Blonde cannot be saved by Ana de Armas’ career-defining work. It’s nothing but an excruciatingly vapid & voyeuristic depiction of Norma Jean’s abuse.

Blonde movie review

Blonde. Ana de Armas as Marilyn Monroe. Cr. Netflix © 2022

Blonde is not good.

That’s the most honest way of start a review for such a gnarly, gratuitous, exploitative journey through suffering and abuse. It’s no secret that the Hollywood of the 50s and 60s explored Marilyn Monroe to no end – it’s well documented how Norma Jean Mortenson hid away her own self and created a character who could relish the spotlight and be the star, as she needed to disassociate from what the system and the “higher ups” had put her through just to get placed in that position, not to mention the harrowing abuse already endured during her childhood.
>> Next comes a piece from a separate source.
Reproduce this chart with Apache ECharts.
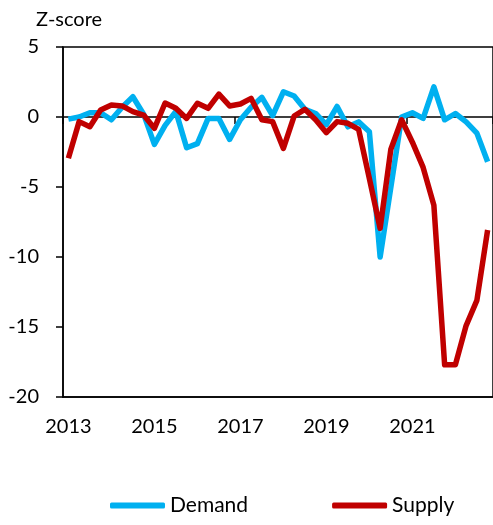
<!DOCTYPE html>
<html>
<head>
<meta charset="utf-8">
<script src="https://cdn.jsdelivr.net/npm/echarts@6/dist/echarts.min.js"></script>
<style>
  html, body { margin: 0; padding: 0; background: #fff; }
  #chart { width: 493px; height: 525px; }
</style>
</head>
<body>
<div id="chart"></div>
<script>
// quarterly, 2013Q1 .. 2022Q4
var years = ['2013', '2014', '2015', '2016', '2017', '2018', '2019', '2020', '2021', '2022'];
var quarters = ['Q1', 'Q2', 'Q3', 'Q4'];
var categories = [];
years.forEach(function (y) {
    quarters.forEach(function (q) { categories.push(y + ' ' + q); });
});

var demand = [-0.15, 0.0, 0.3, 0.3, -0.2, 0.7, 1.45, 0.2, -1.95, -0.6,
              0.4, -2.2, -1.9, -0.1, -0.1, -1.6, -0.2, 0.7, 1.4, 0.1,
              1.8, 1.5, 0.55, 0.25, -0.55, 0.75, -0.7, -0.35, -1.05, -10.0,
              -5.0, 0.0, 0.3, -0.1, 2.15, -0.2, 0.25, -0.35, -1.15, -3.2];

var supply = [-2.95, -0.33, -0.69, 0.5, 0.86, 0.79, 0.38, 0.14, -0.81, 1.0,
              0.62, -0.1, 0.98, 0.62, 1.64, 0.79, 0.93, 1.33, -0.2, -0.33,
              -2.24, 0.07, 0.55, -0.2, -1.12, -0.33, -0.45, -0.88, -4.4, -7.95,
              -2.3, -0.2, -1.8, -3.6, -6.3, -17.7, -17.7, -14.9, -13.1, -8.07];

var font = 'Lato, "Open Sans", sans-serif';

var myChart = echarts.init(document.getElementById('chart'));

var option = {
    animation: false,
    title: {
        text: 'Z-score',
        left: 31,
        top: 5,
        textStyle: { fontFamily: font, fontSize: 20, fontWeight: 'normal', color: '#000' }
    },
    legend: {
        bottom: 4,
        left: 105,
        itemWidth: 55,
        itemHeight: 6,
        itemGap: 84,
        textStyle: { fontFamily: font, fontSize: 21, color: '#000' },
        data: [
            { name: 'Demand', icon: 'roundRect' },
            { name: 'Supply', icon: 'roundRect' }
        ]
    },
    grid: {
        left: 63,
        top: 47,
        width: 431,
        height: 350,
        show: true,
        borderColor: '#000',
        borderWidth: 1.5
    },
    xAxis: [{
        type: 'category',
        data: categories,
        position: 'bottom',
        axisLine: { onZero: false, lineStyle: { color: '#000', width: 1.5 } },
        axisTick: { show: false },
        axisLabel: {
            interval: 7,
            margin: 20,
            fontFamily: font,
            fontSize: 20,
            color: '#000',
            formatter: function (v) { return v.split(' ')[0]; }
        },
        splitLine: { show: false }
    }, {
        type: 'category',
        data: categories,
        position: 'top',
        axisLine: { onZero: true, lineStyle: { color: '#000', width: 1.5 } },
        axisTick: { show: true, interval: 15, inside: true, length: 7, lineStyle: { color: '#000', width: 1.5 } },
        axisLabel: { show: false },
        splitLine: { show: false }
    }],
    yAxis: {
        type: 'value',
        min: -20,
        max: 5,
        interval: 5,
        axisLine: { show: true, lineStyle: { color: '#000', width: 1.5 } },
        axisTick: { show: true, length: 7, lineStyle: { color: '#000', width: 1.5 } },
        axisLabel: { margin: 24, fontFamily: font, fontSize: 20, color: '#000' },
        splitLine: { show: false }
    },
    series: [{
        name: 'Demand',
        type: 'line',
        data: demand,
        symbol: 'none',
        itemStyle: { color: '#00B0F0' },
        lineStyle: { color: '#00B0F0', width: 5.5, join: 'round' }
    }, {
        name: 'Supply',
        type: 'line',
        data: supply,
        symbol: 'none',
        itemStyle: { color: '#C00000' },
        lineStyle: { color: '#C00000', width: 5.5, join: 'round' }
    }]
};

myChart.setOption(option);
</script>
</body>
</html>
Andrew Dominik’s Blonde is exploitative, that is its aim, as based on the best-selling fictional portrait of the icon’s life by Joyce Carol Oates. It commits to paint a picture of Marilyn the same exact way the Hollywood of her time did, and there is nothing inherently wrong with depicting an imaginary version of someone’s life – particularly someone who spent so much of their time in the public eye.  But there is a way to achieve this that celebrates the person behind the icon, a way that treats the subject manner with grace and respect, or at the very least adds some commentary to either what is already known or to the fiction that it so proudly aims to perpetuate.

Blonde movie review

Blonde. L to R: Bobby Cannavale as The Ex-Athlete & Ana de Armas as Marilyn Monroe. Cr. Netflix © 2022

The events of Jackie didn’t happen; but it captured with nuance the grieving of a powerless wife whose suddenly has to heal an entire nation, with no time to heal herself. The weekend depicted in Spencer didn’t happen either, but Larrain offers a tender, compassionate look at the anguish Diana Spencer felt while imprisoned in her marriage, and in her family who proudly wanted her to be anyone else other than herself.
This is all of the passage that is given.